Lucia Nights visitors encounter Swedish folk characters, Swedish holiday decorations and food specialties, special music, unique gifts, folk art, handmade wares, a model train display in the Steeple Building and cookie and chocolate walks.
Lucia Nights celebrates St. Lucia, one of Sweden’s patron saints. She was martyred because she tried to give her inheritance to the poor.
“During a time of famine in Sweden there appeared this boat that was surrounded by light, and St. Lucia was at the front of this boat and she brought food to Sweden,” Downey said.
“This would have been at the darkest time of the year there, where it’s dark almost 24 hours. So they really celebrate the light in December.
“Dec. 13 is the traditional St. Lucia Day, and the tradition is that the daughter in the family will get up very early and serve Lucia buns and coffee to her family dressed in the white gown, red sash and the crown of candles.
“Lucias will be in each business and museum serving treats. They’re the girls in the white gown with a red sash and a crown of candles. They’ll be serving of cookies or other sweet treats.”
There also will be some hijinks by way of Swedish folk characters roaming the village.
“We have ‘tomte,’ which is a somewhat mischievous fellow, but he brings good luck,” Downey said.
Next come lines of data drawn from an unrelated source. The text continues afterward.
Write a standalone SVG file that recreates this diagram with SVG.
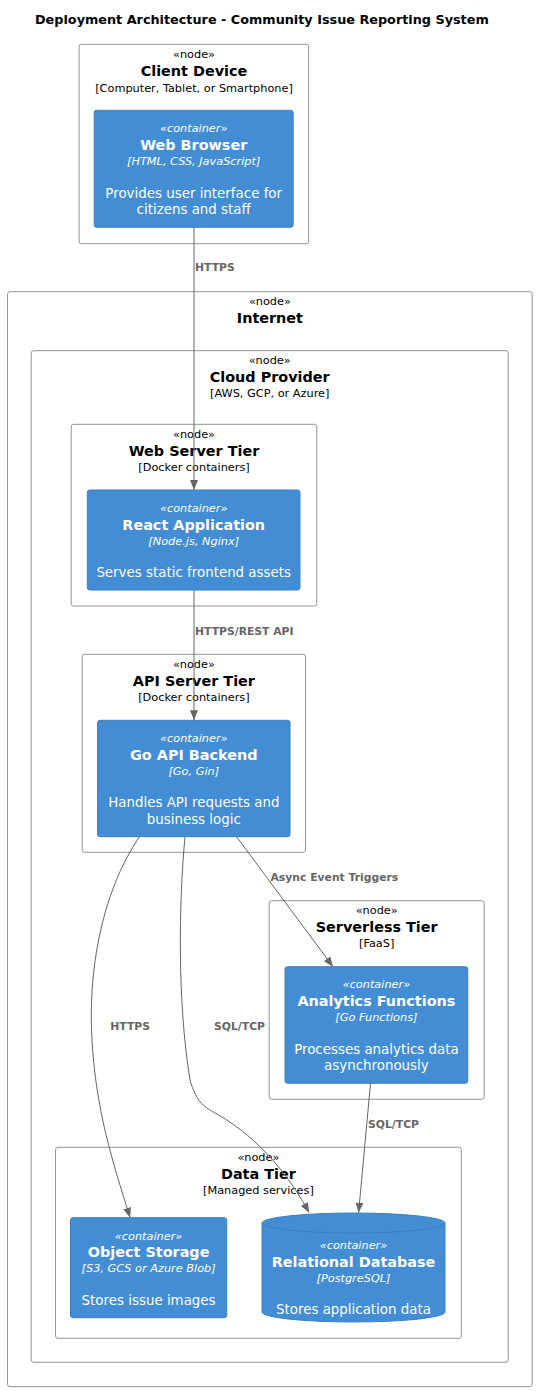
<svg xmlns="http://www.w3.org/2000/svg" width="538" height="1391" viewBox="0 0 538 1391">
<style>
text{font-family:"DejaVu Sans",Verdana,sans-serif;text-anchor:middle}
.title{font-size:12.8px;font-weight:bold;fill:#000;text-anchor:start}
.nd{fill:#fff;stroke:#939393;stroke-width:1}
.st{font-size:11.3px;fill:#000}
.nn{font-size:14.4px;font-weight:bold;fill:#000}
.nt{font-size:11.3px;fill:#000}
.ct{fill:#438DD5;stroke:#3C7FC0;stroke-width:1}
.cs{font-size:11.3px;font-style:italic;fill:#fff}
.cn{font-size:14.4px;font-weight:bold;fill:#fff}
.cd{font-size:13.4px;fill:#fff}
.ln{fill:none;stroke:#666;stroke-width:1}
.lb{font-size:10.8px;font-weight:bold;fill:#666;text-anchor:start}
</style>
<defs>
<marker id="ah" markerWidth="10" markerHeight="8" refX="10" refY="4" orient="auto" markerUnits="userSpaceOnUse">
<path d="M0,0 L10,4 L0,8 Z" fill="#666"/>
</marker>
</defs>
<rect width="538" height="1391" fill="#fff"/>
<text class="title" x="35" y="24">Deployment Architecture - Community Issue Reporting System</text>

<g id="client-device">
<rect class="nd" x="79.1" y="44.3" width="229.5" height="199.4" rx="2.5"/>
<text class="st" x="194" y="58">«node»</text>
<text class="nn" x="194" y="76">Client Device</text>
<text class="nt" x="194" y="91.5">[Computer, Tablet, or Smartphone]</text>
</g>
<g id="web-browser">
<rect class="ct" x="94.2" y="110.3" width="199" height="117" rx="2.5"/>
<text class="cs" x="193.7" y="132">«container»</text>
<text class="cn" x="193.7" y="149.5">Web Browser</text>
<text class="cs" x="193.7" y="165">[HTML, CSS, JavaScript]</text>
<text class="cd" x="193.7" y="198">Provides user interface for</text>
<text class="cd" x="193.7" y="214">citizens and staff</text>
</g>

<g id="internet">
<rect class="nd" x="7.5" y="291.7" width="524.7" height="1095" rx="2.5"/>
<text class="st" x="269.9" y="305">«node»</text>
<text class="nn" x="269.9" y="322.5">Internet</text>
</g>

<g id="cloud-provider">
<rect class="nd" x="31.2" y="350.7" width="477" height="1011.6" rx="2.5"/>
<text class="st" x="269.7" y="363.5">«node»</text>
<text class="nn" x="269.7" y="381.5">Cloud Provider</text>
<text class="nt" x="269.7" y="396.5">[AWS, GCP, or Azure]</text>
</g>

<g id="web-server-tier">
<rect class="nd" x="71.2" y="424.3" width="245.6" height="181.7" rx="2.5"/>
<text class="st" x="194" y="438">«node»</text>
<text class="nn" x="194" y="455.5">Web Server Tier</text>
<text class="nt" x="194" y="470.5">[Docker containers]</text>
</g>
<g id="react-application">
<rect class="ct" x="87.3" y="490" width="212.7" height="100" rx="2.5"/>
<text class="cs" x="193.7" y="512">«container»</text>
<text class="cn" x="193.7" y="529.5">React Application</text>
<text class="cs" x="193.7" y="545">[Node.js, Nginx]</text>
<text class="cd" x="193.7" y="576.5">Serves static frontend assets</text>
</g>

<g id="api-server-tier">
<rect class="nd" x="82.2" y="654.3" width="223.3" height="198" rx="2.5"/>
<text class="st" x="193.9" y="668">«node»</text>
<text class="nn" x="193.9" y="686">API Server Tier</text>
<text class="nt" x="193.9" y="701">[Docker containers]</text>
</g>
<g id="go-api-backend">
<rect class="ct" x="97.6" y="720.3" width="192.4" height="116.4" rx="2.5"/>
<text class="cs" x="193.8" y="742">«container»</text>
<text class="cn" x="193.8" y="759.5">Go API Backend</text>
<text class="cs" x="193.8" y="775">[Go, Gin]</text>
<text class="cd" x="193.8" y="806.5">Handles API requests and</text>
<text class="cd" x="193.8" y="824">business logic</text>
</g>

<g id="serverless-tier">
<rect class="nd" x="269.2" y="900.7" width="215" height="198.6" rx="2.5"/>
<text class="st" x="376.7" y="914">«node»</text>
<text class="nn" x="376.7" y="932">Serverless Tier</text>
<text class="nt" x="376.7" y="947">[FaaS]</text>
</g>
<g id="analytics-functions">
<rect class="ct" x="285" y="966.7" width="182.8" height="116.6" rx="2.5"/>
<text class="cs" x="376.4" y="988">«container»</text>
<text class="cn" x="376.4" y="1005.5">Analytics Functions</text>
<text class="cs" x="376.4" y="1021">[Go Functions]</text>
<text class="cd" x="376.4" y="1054">Processes analytics data</text>
<text class="cd" x="376.4" y="1070">asynchronously</text>
</g>

<g id="data-tier">
<rect class="nd" x="55.5" y="1147.3" width="405.8" height="191" rx="2.5"/>
<text class="st" x="258.4" y="1161">«node»</text>
<text class="nn" x="258.4" y="1179">Data Tier</text>
<text class="nt" x="258.4" y="1194">[Managed services]</text>
</g>
<g id="object-storage">
<rect class="ct" x="70.5" y="1217.7" width="156.2" height="100" rx="2.5"/>
<text class="cs" x="148.6" y="1239.5">«container»</text>
<text class="cn" x="148.6" y="1257">Object Storage</text>
<text class="cs" x="148.6" y="1272">[S3, GCS or Azure Blob]</text>
<text class="cd" x="148.6" y="1305">Stores issue images</text>
</g>
<g id="relational-database">
<path class="ct" d="M262,1223 A91.5,10 0 0 1 445,1223 L445,1312 A91.5,10 0 0 1 262,1312 Z"/>
<path d="M262,1223 A91.5,10 0 0 0 445,1223" fill="none" stroke="#3C7FC0" stroke-width="1"/>
<text class="cs" x="353.5" y="1249">«container»</text>
<text class="cn" x="353.5" y="1267">Relational Database</text>
<text class="cs" x="353.5" y="1282">[PostgreSQL]</text>
<text class="cd" x="353.5" y="1314">Stores application data</text>
</g>

<g id="connectors">
<path class="ln" d="M194,227.3 L194,490" marker-end="url(#ah)"/>
<text class="lb" x="195" y="271">HTTPS</text>
<path class="ln" d="M194,590 L194,720.3" marker-end="url(#ah)"/>
<text class="lb" x="195" y="634.5">HTTPS/REST API</text>
<path class="ln" d="M236.6,836.7 L333,966.7" marker-end="url(#ah)"/>
<text class="lb" x="270.5" y="881">Async Event Triggers</text>
<path class="ln" d="M139.4,836.7 C100,895 88,975 92,1040 C96,1110 112,1160 130.1,1217.7" marker-end="url(#ah)"/>
<text class="lb" x="110.3" y="1030">HTTPS</text>
<path class="ln" d="M185,836.7 C179,900 177,1000 190,1080 C196,1102 205,1108 217,1114 C262,1140 290,1178 309.2,1212.7" marker-end="url(#ah)"/>
<text class="lb" x="214" y="1030">SQL/TCP</text>
<path class="ln" d="M370.5,1083.3 L358.6,1212.7" marker-end="url(#ah)"/>
<text class="lb" x="368" y="1127.5">SQL/TCP</text>
</g>
</svg>
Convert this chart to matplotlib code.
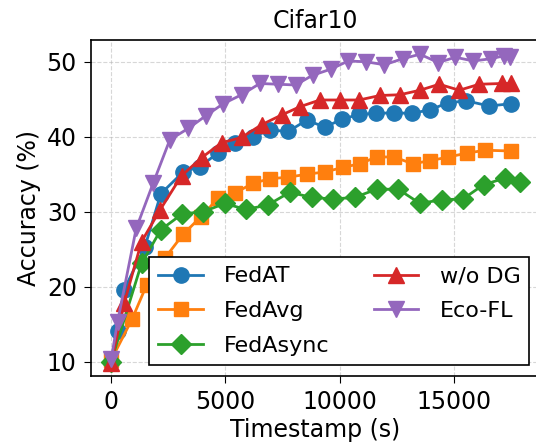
import numpy as np
import matplotlib
matplotlib.use("Agg")
import matplotlib.pyplot as plt

# values
fedat_t = [0, 280, 570, 1476, 2176, 3152, 3884, 4658, 5416, 6217, 6948, 7750, 8555,
           9357, 10087, 10858, 11589, 12378, 13152, 13954, 14729, 15530, 16550, 17487]
fedat_acc = [10.0, 14.1, 19.6, 25.3, 32.4, 35.3, 36.0, 37.8, 39.1, 40.0, 40.9, 40.7, 42.2,
             41.3, 42.3, 43.0, 43.1, 43.2, 43.1, 43.6, 44.5, 44.8, 44.1, 44.4]

fedavg_t = [0, 920, 1550, 2351, 3152, 3920, 4685, 5416, 6217, 6948, 7750, 8555, 9357,
            10131, 10889, 11620, 12378, 13196, 13954, 14755, 15561, 16362, 17487]
fedavg_acc = [10.2, 15.7, 20.2, 23.8, 27.0, 29.3, 31.8, 32.5, 33.8, 34.4, 34.6, 35.0, 35.3,
              35.9, 36.4, 37.3, 37.3, 36.4, 36.8, 37.3, 37.8, 38.2, 38.1]

fedasync_t = [0, 1331, 2176, 3110, 4028, 4978, 5900, 6860, 7824, 8774, 9710, 10655,
              11620, 12566, 13516, 14466, 15400, 16300, 17260, 17894]
fedasync_acc = [10.0, 23.1, 27.6, 29.7, 30.0, 31.1, 30.3, 30.9, 32.6, 31.9, 31.7, 31.9,
                33.0, 33.0, 31.1, 31.6, 31.7, 33.6, 34.5, 34.0]

wodg_t = [0, 570, 1330, 2132, 3082, 3958, 4834, 5709, 6585, 7460, 8262, 9137, 10013,
          10858, 11765, 12640, 13516, 14361, 15237, 16112, 17093, 17487]
wodg_acc = [9.8, 17.8, 26.0, 30.2, 34.8, 37.2, 39.2, 39.9, 41.6, 42.9, 44.0, 44.9, 44.9,
            44.9, 45.5, 45.6, 46.2, 47.0, 46.2, 47.0, 47.1, 47.1]

ecofl_t = [0, 280, 1100, 1839, 2570, 3371, 4146, 4904, 5709, 6510, 7312, 8073, 8817,
           9606, 10377, 11151, 11960, 12760, 13516, 14317, 15070, 15849, 16620, 17200, 17470]
ecofl_acc = [10.3, 15.3, 27.8, 33.8, 39.6, 41.1, 42.8, 44.4, 45.6, 47.1, 47.0, 46.9, 48.2,
             49.0, 50.1, 50.0, 49.6, 50.4, 51.0, 49.9, 50.6, 50.1, 50.4, 50.8, 50.7]

fig = plt.figure(figsize=(5.36, 4.47), dpi=100)
ax = fig.add_axes([0.1692, 0.1595, 0.839, 0.751])

fs = 17
ax.plot(fedat_t, fedat_acc, color='tab:blue', marker='o', ms=11, lw=2, label='FedAT')
ax.plot(fedavg_t, fedavg_acc, color='tab:orange', marker='s', ms=10.5, lw=2, label='FedAvg')
ax.plot(fedasync_t, fedasync_acc, color='tab:green', marker='D', ms=10, lw=2, label='FedAsync')
ax.plot(wodg_t, wodg_acc, color='tab:red', marker='^', ms=11, lw=2, label='w/o DG')
ax.plot(ecofl_t, ecofl_acc, color='tab:purple', marker='v', ms=11, lw=2, label='Eco-FL')

ax.set_xlim(-895, 18789)
ax.set_ylim(8.13, 52.9)
ax.set_xticks([0, 5000, 10000, 15000])
ax.set_yticks([10, 20, 30, 40, 50])
ax.tick_params(labelsize=fs, length=5, pad=5)
ax.grid(True, linestyle='--', alpha=0.5)
for s in ax.spines.values():
    s.set_linewidth(1.2)

ax.set_title('Cifar10', fontsize=fs, pad=8.5)
ax.set_xlabel('Timestamp (s)', fontsize=fs, labelpad=3.5)
ax.set_ylabel('Accuracy (%)', fontsize=fs)

leg = ax.legend(loc='lower right', ncol=2, fontsize=16, fancybox=False,
                framealpha=1, edgecolor='black', bbox_to_anchor=(1.0, 0.0),
                labelspacing=0.66, handletextpad=0.95)
leg.get_frame().set_linewidth(1.2)

fig.savefig('out.png', dpi=100)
“If you’re a farmer, you want a tomte to live on your farm because maybe you have a rake or a hoe that has fallen down and the tines are sticking up, he’s going to push you away so you don’t get hurt. So on Christmas Eve, you want to feed him porridge so that he stays. They have little red hats and are like gnomes.
“Then we have the ‘Julbock,’ which is the Christmas goat. That guy is totally mischievous and he may jump out behind a tree and scare you. He may upset your rain barrel. He may cause a limb to fall.”
Simple decorations grace the village during the holiday season.
“The Swedish tradition is you have the last sheaves of the harvest and you put it out on a pole for the birds. Some will have some wheat sheaves or a broom corn sheave outside their building,” Downey said.
“There are a few twinkle lights outside, but you’ll see more twinkle and traditional Christmas when you’re inside the shops.
“Most every private residence, business and museum in town has a lit single candle in every window.”
The opening of Lucia Nights is marked with the lighting of the park Christmas tree and caroling around the tree at 6 p.m. on Dec. 7.
Entertainment is on tap each night in the village’s historic buildings.
A local group, Hammer and Pick, will play at the Colony Steeple Building through Friday and Saturday evening, Dec. 7-8.
The building, constructed in 1854, houses the office, museum and archives of the Bishop Hill Heritage Association. The Steeple Building with its four clock faces originally was intended to serve as a hotel, but instead was used over the years as dormitory living quarters, a school and other uses.
Music by the Cantabile String Trio will be performed at Vagnhall Galleri located on second floor of the Prairie Arts Center from 6:30 to 8 p.m. Dec. 7. The building was constructed in 1857 and is one of the original handmade brick structures in the community and served as a blacksmith shop.
The Bishop Hill United Methodist Church will host a chili and soup supper, and other restaurants also will be open.
The second night of the Lucia Nights features the same activities plus a barn dance in Colony School at 7 p.m. with music by the Rusty Pickup String Band and callers Gail Hintze and Jim Hicks. The Peoria Singers will perform during the break.
The Colony School is the home of the Bishop Hill Old Settlers’ Association and was constructed in 1861.
Also on Dec. 8, the Mountain Men will provide the tunes in Vagnhall from 6:30 to 8 p.m.
“The shops and museums are open throughout the holidays, so if people don’t get here during those events, they can still continue to visit and pick up Christmas items,” Downey said.